The whole room builds up to a very obvious finale as the separate stages of puzzles are slowly overcome. In other games, the end might be heralded by running out of the room or by the frantic tapping of a code into a keypad, but here it was a less grand affair. Having said that, it still worked well because we’d been set up with a sense of anticipation and were given immediate feedback that we’d achieved our goal.

Result

The tech failures make it hard to give a precise time, but officially we escaped in around 35 minutes without taking any clues aside from those to get round questionable tech.

Verdict –

It’s hard to come up with a fair rating for this room.

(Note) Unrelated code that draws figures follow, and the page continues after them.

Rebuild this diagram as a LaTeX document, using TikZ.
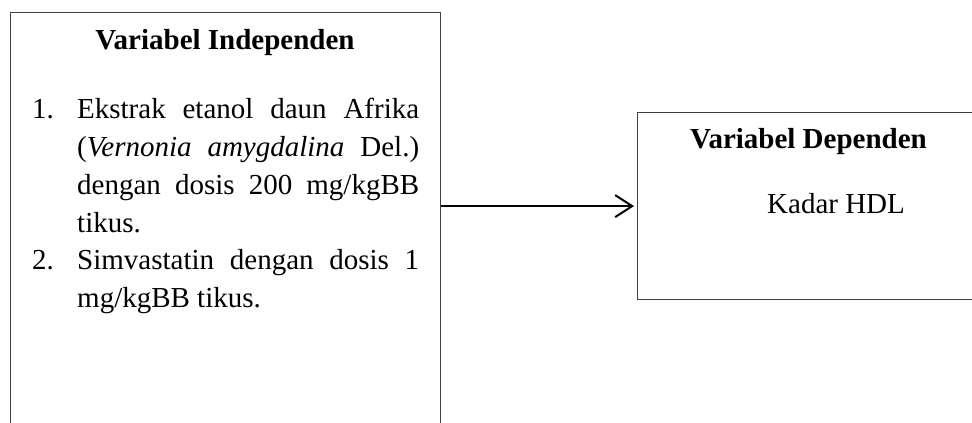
\documentclass[tikz,border=0pt]{standalone}
\usepackage{fontspec}
\setmainfont{Liberation Serif}
\usetikzlibrary{arrows.meta}
\tikzset{
  frame/.style={draw=black!75, line width=1.2pt, inner sep=0pt, anchor=north west},
  txt/.style={inner sep=0pt, font=\fontsize{29}{37.8}\selectfont},
  conn/.style={line width=2pt, -{Straight Barb[length=17pt,width=22pt,line width=2pt]}, shorten >=3pt}
}
\begin{document}
\begin{tikzpicture}[x=1pt,y=-1pt]
\useasboundingbox (0,0) rectangle (972,423);
\clip (0,0) rectangle (972,423);
\node[frame, minimum width=430pt, minimum height=430pt] (indep) at (10,12) {};
\node[frame, minimum width=360pt, minimum height=187pt] (dep) at (637,112) {};
\node[txt, anchor=base] (t1) at (225,49) {\bfseries Variabel Independen};
\node[txt, anchor=north west, text width=387pt, align=justify] (list) at (32,98) {%
\hangindent=45pt\hangafter=1\noindent\hbox to 45pt{1.\hfil}Ekstrak etanol daun Afrika\linebreak
(\textit{Vernonia amygdalina} Del.)\linebreak
dengan dosis 200 mg/kgBB\linebreak
tikus.\par
\hangindent=45pt\hangafter=1\noindent\hbox to 45pt{2.\hfil}Simvastatin dengan dosis 1\linebreak
mg/kgBB tikus.\par};
\node[txt, anchor=base west] (t2) at (690,148) {\bfseries Variabel Dependen};
\node[txt, anchor=base west] (t3) at (767,213) {Kadar HDL};
\draw[conn] (dep.west -| indep.east) -- (dep.west);
\end{tikzpicture}
\end{document}
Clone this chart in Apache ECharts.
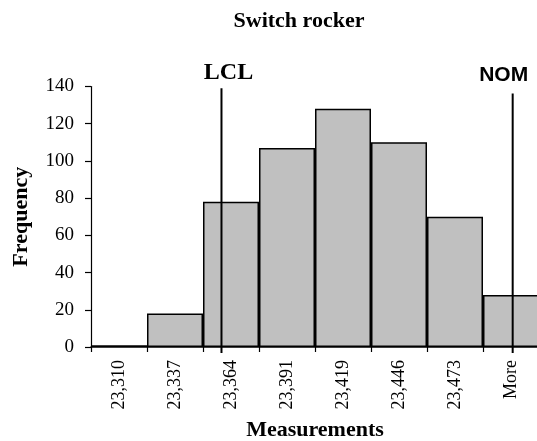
<!DOCTYPE html>
<html>
<head>
<meta charset="utf-8">
<script src="https://cdn.jsdelivr.net/npm/echarts@6/dist/echarts.min.js"></script>
<style>
html,body{margin:0;padding:0;background:#fff;}
#chart{width:537px;height:441px;}
</style>
</head>
<body>
<div id="chart"></div>
<script>
// Data
const categories = ['23,310','23,337','23,364','23,391','23,419','23,446','23,473','More'];
const frequencies = [1, 18, 78, 107, 128, 110, 70, 28];
// Reference lines, in bin units along the axis (0 = left edge of first bin) and frequency units
const lclLine = [[2.33, -3.2], [2.33, 139]];
const nomLine = [[7.53, -3.2], [7.53, 136.3]];
const lineNames = ['LCL', 'NOM'];

const serif = 'Liberation Serif';
const chart = echarts.init(document.getElementById('chart'));
chart.setOption({
  animation: false,
  backgroundColor: '#fff',
  title: {
    text: 'Switch rocker',
    left: 294, top: 5, textAlign: 'center',
    textStyle: { fontFamily: serif, fontWeight: 'bold', fontSize: 22, color: '#000' }
  },
  grid: { left: 91, top: 86.5, width: 448, height: 260.5, containLabel: false, outerBoundsMode: 'none' },
  xAxis: [{
    type: 'category',
    data: categories,
    name: 'Measurements',
    nameLocation: 'middle',
    nameGap: 72,
    nameTextStyle: { fontFamily: serif, fontWeight: 'bold', fontSize: 22, color: '#000' },
    axisLine: { lineStyle: { color: '#000', width: 1.5 } },
    axisTick: { show: true, length: 5, lineStyle: { color: '#000', width: 1.2 } },
    axisLabel: { rotate: 90, margin: 13, fontFamily: serif, fontSize: 18, color: '#000' }
  }, {
    type: 'value', min: 0, max: 8, show: false
  }],
  yAxis: {
    type: 'value', min: 0, max: 140, interval: 20,
    name: 'Frequency',
    nameLocation: 'middle',
    nameGap: 59,
    nameTextStyle: { fontFamily: serif, fontWeight: 'bold', fontSize: 22, color: '#000' },
    axisLine: { show: true, lineStyle: { color: '#000', width: 1.2 } },
    axisTick: { show: true, length: 6, lineStyle: { color: '#000', width: 1.2 } },
    axisLabel: { margin: 17, fontFamily: serif, fontSize: 19, color: '#000' },
    splitLine: { show: false }
  },
  series: [{
    type: 'bar',
    data: frequencies,
    barCategoryGap: '0%',
    itemStyle: { color: '#c0c0c0', borderColor: '#000', borderWidth: 1.5 }
  }, {
    type: 'line',
    xAxisIndex: 1,
    clip: false,
    data: [lclLine[0], { value: lclLine[1], label: { show: true, formatter: lineNames[0], position: 'top', distance: 4, offset: [7, 0], fontFamily: serif, fontWeight: 'bold', fontSize: 24, color: '#000' } }],
    symbol: 'circle', symbolSize: 0,
    lineStyle: { color: '#000', width: 2 },
    z: 5
  }, {
    type: 'line',
    xAxisIndex: 1,
    clip: false,
    data: [nomLine[0], { value: nomLine[1], label: { show: true, formatter: lineNames[1], position: 'top', distance: 8, offset: [-9, 0], fontFamily: 'Liberation Sans', fontWeight: 'bold', fontSize: 21, color: '#000' } }],
    symbol: 'circle', symbolSize: 0,
    lineStyle: { color: '#000', width: 2 },
    z: 5
  }]
});
</script>
</body>
</html>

I really enjoyed it, but the tech failures got in the way of that enjoyment: at a point in the game where I should have been flying, I was instead getting frustrated. While I loved the GM and he was a real highlight of the general experience, I also felt he could have handled that first tech failure a little better.

That said, the premise, the set of puzzles, the structure of those puzzles and the build quality were all good, and the GM’s personality shone through to help gloss over those failures and focus instead on what was, at its heart, a really fun game.

As an enthusiast, I’m torn. The game story fits a team of four perfectly, but I think you’ll have more fun not sharing out those puzzles. If you don’t mind going fast and missing out on some of the fun, take four people. On the other hand, if you want to get in on all the action, take three or even just two of you and get involved in pretty much everything. Beginners can take as many as they fancy – this game is highly parallelised, so I don’t think you’ll get in each other’s ways.